Решение Гурджиева не возражать мне имело
удивительные последствия. Джейн не только сдалась, но приехала в Приэре и
объявила, что все детали — билеты, паспорт, юридические бумаги и т. д. —
готовы. Я должен буду уехать через несколько дней, и она, в сопровождении
Тома и ее друзей, довезет меня до Шербура, чтобы посадить на корабль. Я
инстинктивно чувствовал, что это будет излишним, и протестовал, говоря, что
могу просто уехать поездом, но она настояла на поездке со мной, чтобы
посадить меня на корабль.
Я попрощался с Гурджиевым после обеда в тот день,
когда должен был уехать. Он уезжал в Париж раньше, чем уезжали мы. У входа в
главное здание вокруг его машины собралась обычная толпа, и он попрощался со
всеми. Я не решался, чувствуя подавленность и неуверенность теперь, когда
момент приблизился, и он поманил меня, перед тем как сесть в машину. Я
подошел к нему, и он первый пожал мне руку, посмотрел на меня с улыбкой на
лице и несколько печально, как мне показалось, сказал: "Итак, вы решили
ехать?"
Я был в состоянии только кивнуть ему головой.

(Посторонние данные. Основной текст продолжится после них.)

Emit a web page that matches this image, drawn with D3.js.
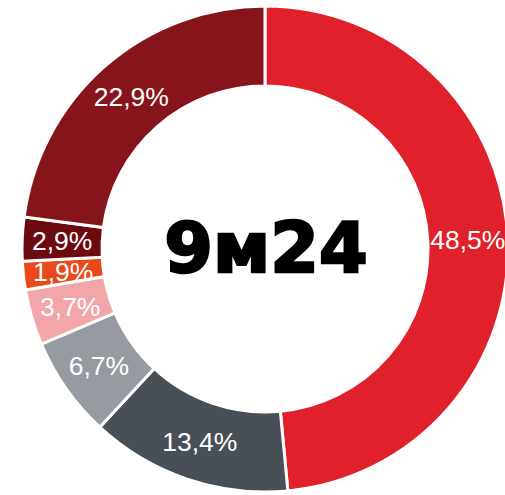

Затем он обнял
меня рукой, наклонился, поцеловал меня в щеку и сказал: "Не нужно
огорчаться. Когда-нибудь, может быть, вы вернетесь; помните, что в жизни все
может случиться".
В этот момент, единственный раз за много месяцев, я
пожалел о своем решении. Что бы ни случилось в Приэре, что бы я ни получил,
ни пережил, или ни узнал — моя привязанность к Гурджиеву существенно не
уменьшилась. Я понял, хотя и не сразу, что, если бы он в какое-нибудь время
поставил вопрос о моем отъезде на личный, эмоциональный уровень — о конце
моей личной связи с ним — я, вероятно, не уехал бы. Он не сделал этого — как я сказал, по-моему, он всегда играл честно.